++++ SOURCE DATA

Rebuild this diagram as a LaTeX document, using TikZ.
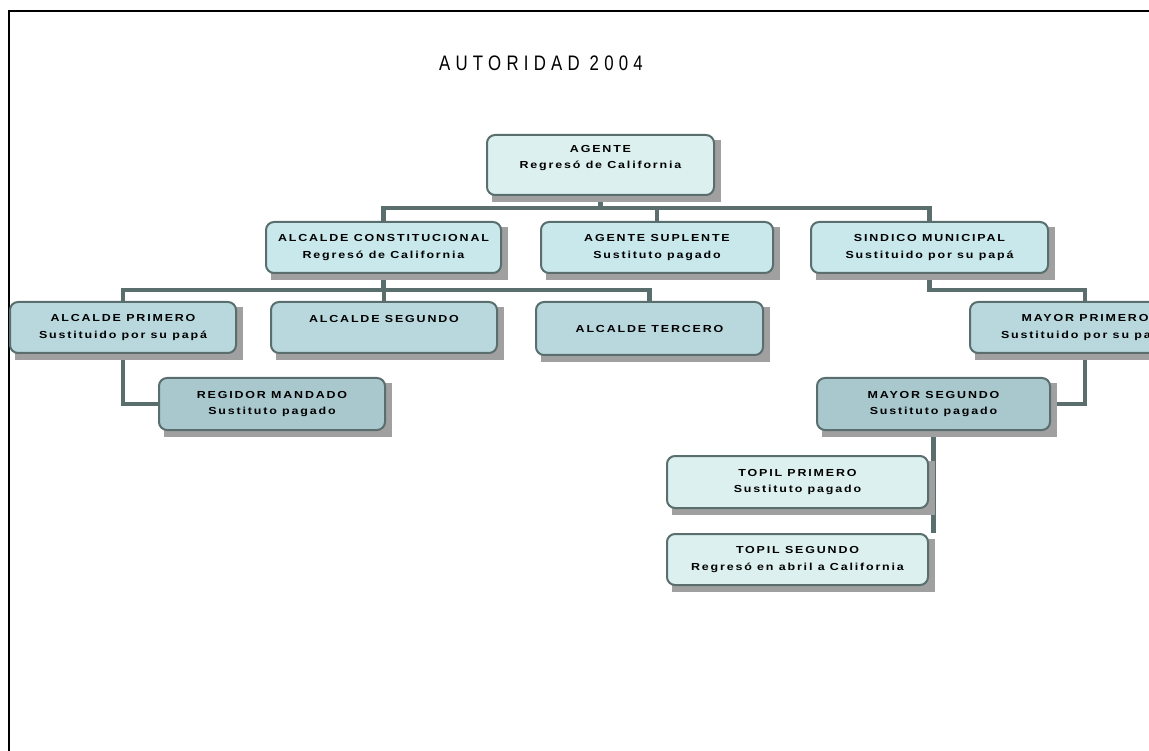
\documentclass[tikz,border=0pt]{standalone}
\usepackage{fontspec}
\setmainfont{Liberation Sans}
\newfontfamily\boxfont{Liberation Sans}[FakeStretch=1.22,LetterSpace=18]
\newfontfamily\titlefont{Liberation Sans}[FakeStretch=0.8,LetterSpace=25]
\usetikzlibrary{calc,backgrounds}
\definecolor{edgegray}{RGB}{90,110,110}
\definecolor{shadegray}{RGB}{160,160,160}
\definecolor{paleA}{RGB}{221,240,240}
\definecolor{paleB}{RGB}{200,232,236}
\definecolor{paleC}{RGB}{184,216,222}
\definecolor{paleD}{RGB}{168,200,206}

\begin{document}
\begin{tikzpicture}[x=1pt,y=-1pt,
    post/.style={draw=edgegray,line width=2pt,rounded corners=8pt,minimum width=227pt,minimum height=51pt,
      align=center,inner sep=0pt,font=\boxfont\bfseries\fontsize{10.2}{16.5}\selectfont},
    link/.style={draw=edgegray,line width=4.5pt}]
    \useasboundingbox (0,0) rectangle (1149,751);
    \clip (0,0) rectangle (1149,751);
    \draw[line width=2pt] (9,751) -- (9,11) -- (1149,11);
    \node[font=\titlefont\fontsize{21}{25}\selectfont] (titulo) at (541,63) {AUTORIDAD 2004};
    % top
    \node[post,fill=paleA,minimum height=60pt] (agente) at (600.5,165) {AGENTE\\Regresó de California\\\mbox{}};
    % second row
    \node[post,fill=paleB,minimum width=235pt] (alcconst) at (383.5,247.5) {ALCALDE CONSTITUCIONAL\\Regresó de California};
    \node[post,fill=paleB,minimum width=232pt] (suplente) at (657,247.5) {AGENTE SUPLENTE\\Sustituto pagado};
    \node[post,fill=paleB,minimum width=237pt] (sindico) at (929.5,247.5) {SINDICO MUNICIPAL\\Sustituido por su papá};
    % third row
    \node[post,fill=paleC,minimum width=226pt] (alc1) at (123,327.5) {ALCALDE PRIMERO\\Sustituido por su papá};
    \node[post,fill=paleC,minimum width=226pt] (alc2) at (384,327.5) {ALCALDE SEGUNDO\\\mbox{}};
    \node[post,fill=paleC,minimum height=53pt] (alc3) at (649.5,328.5) {ALCALDE TERCERO};
    \node[post,fill=paleC,minimum width=230pt] (mayor1) at (1085,327.5) {MAYOR PRIMERO\\Sustituido por su papá};
    % fourth row
    \node[post,fill=paleD,minimum width=226pt,minimum height=52pt] (regidor) at (272,404) {REGIDOR MANDADO\\Sustituto pagado};
    \node[post,fill=paleD,minimum width=233pt,minimum height=52pt] (mayor2) at (933.5,404) {MAYOR SEGUNDO\\Sustituto pagado};
    % topiles
    \node[post,fill=paleA,minimum width=261pt,minimum height=52pt] (topil1) at (797.5,482) {TOPIL PRIMERO\\Sustituto pagado};
    \node[post,fill=paleA,minimum width=261pt] (topil2) at (797.5,559.5) {TOPIL SEGUNDO\\Regresó en abril a California};
    \begin{scope}[on background layer]
      \draw[link] (agente.south) -- ++(0,12) -| (alcconst.north);
      \draw[link] (agente.south) -- ++(0,12) -| (suplente.north);
      \draw[link] (agente.south) -- ++(0,12) -| (sindico.north);
      \draw[link] (alcconst.south) -- ++(0,16) -| (alc1.north);
      \draw[link] (alcconst.south) -- ++(0,16) -| (alc2.north);
      \draw[link] (alcconst.south) -- ++(0,16) -| (alc3.north);
      \draw[link] (alc1.south) |- (regidor.west);
      \draw[link] (sindico.south) -- ++(0,16) -| (mayor1.north);
      \draw[link] (mayor1.south) |- (mayor2.east);
      \draw[link] (mayor2.south) -- (mayor2.south |- topil2.north);
      % shadows
      \foreach \n in {agente,alcconst,suplente,sindico,alc1,alc2,alc3,mayor1,regidor,mayor2,topil1,topil2}
        \fill[shadegray] ([shift={(6,6)}]\n.north west) rectangle ([shift={(6,6)}]\n.south east);
    \end{scope}
\end{tikzpicture}
\end{document}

++++++++

DIRECTIONS FOR THIS TASK → Your task is an exact transcription of all the data, minus the pictures.

EXERCISE RESULT →
Rebuild this diagram as a LaTeX document, using TikZ.
\documentclass[tikz,border=0pt]{standalone}
\usepackage{fontspec}
\setmainfont{Liberation Sans}
\newfontfamily\boxfont{Liberation Sans}[FakeStretch=1.22,LetterSpace=18]
\newfontfamily\titlefont{Liberation Sans}[FakeStretch=0.8,LetterSpace=25]
\usetikzlibrary{calc,backgrounds}
\definecolor{edgegray}{RGB}{90,110,110}
\definecolor{shadegray}{RGB}{160,160,160}
\definecolor{paleA}{RGB}{221,240,240}
\definecolor{paleB}{RGB}{200,232,236}
\definecolor{paleC}{RGB}{184,216,222}
\definecolor{paleD}{RGB}{168,200,206}

\begin{document}
\begin{tikzpicture}[x=1pt,y=-1pt,
    post/.style={draw=edgegray,line width=2pt,rounded corners=8pt,minimum width=227pt,minimum height=51pt,
      align=center,inner sep=0pt,font=\boxfont\bfseries\fontsize{10.2}{16.5}\selectfont},
    link/.style={draw=edgegray,line width=4.5pt}]
    \useasboundingbox (0,0) rectangle (1149,751);
    \clip (0,0) rectangle (1149,751);
    \draw[line width=2pt] (9,751) -- (9,11) -- (1149,11);
    \node[font=\titlefont\fontsize{21}{25}\selectfont] (titulo) at (541,63) {AUTORIDAD 2004};
    % top
    \node[post,fill=paleA,minimum height=60pt] (agente) at (600.5,165) {AGENTE\\Regresó de California\\\mbox{}};
    % second row
    \node[post,fill=paleB,minimum width=235pt] (alcconst) at (383.5,247.5) {ALCALDE CONSTITUCIONAL\\Regresó de California};
    \node[post,fill=paleB,minimum width=232pt] (suplente) at (657,247.5) {AGENTE SUPLENTE\\Sustituto pagado};
    \node[post,fill=paleB,minimum width=237pt] (sindico) at (929.5,247.5) {SINDICO MUNICIPAL\\Sustituido por su papá};
    % third row
    \node[post,fill=paleC,minimum width=226pt] (alc1) at (123,327.5) {ALCALDE PRIMERO\\Sustituido por su papá};
    \node[post,fill=paleC,minimum width=226pt] (alc2) at (384,327.5) {ALCALDE SEGUNDO\\\mbox{}};
    \node[post,fill=paleC,minimum height=53pt] (alc3) at (649.5,328.5) {ALCALDE TERCERO};
    \node[post,fill=paleC,minimum width=230pt] (mayor1) at (1085,327.5) {MAYOR PRIMERO\\Sustituido por su papá};
    % fourth row
    \node[post,fill=paleD,minimum width=226pt,minimum height=52pt] (regidor) at (272,404) {REGIDOR MANDADO\\Sustituto pagado};
    \node[post,fill=paleD,minimum width=233pt,minimum height=52pt] (mayor2) at (933.5,404) {MAYOR SEGUNDO\\Sustituto pagado};
    % topiles
    \node[post,fill=paleA,minimum width=261pt,minimum height=52pt] (topil1) at (797.5,482) {TOPIL PRIMERO\\Sustituto pagado};
    \node[post,fill=paleA,minimum width=261pt] (topil2) at (797.5,559.5) {TOPIL SEGUNDO\\Regresó en abril a California};
    \begin{scope}[on background layer]
      \draw[link] (agente.south) -- ++(0,12) -| (alcconst.north);
      \draw[link] (agente.south) -- ++(0,12) -| (suplente.north);
      \draw[link] (agente.south) -- ++(0,12) -| (sindico.north);
      \draw[link] (alcconst.south) -- ++(0,16) -| (alc1.north);
      \draw[link] (alcconst.south) -- ++(0,16) -| (alc2.north);
      \draw[link] (alcconst.south) -- ++(0,16) -| (alc3.north);
      \draw[link] (alc1.south) |- (regidor.west);
      \draw[link] (sindico.south) -- ++(0,16) -| (mayor1.north);
      \draw[link] (mayor1.south) |- (mayor2.east);
      \draw[link] (mayor2.south) -- (mayor2.south |- topil2.north);
      % shadows
      \foreach \n in {agente,alcconst,suplente,sindico,alc1,alc2,alc3,mayor1,regidor,mayor2,topil1,topil2}
        \fill[shadegray] ([shift={(6,6)}]\n.north west) rectangle ([shift={(6,6)}]\n.south east);
    \end{scope}
\end{tikzpicture}
\end{document}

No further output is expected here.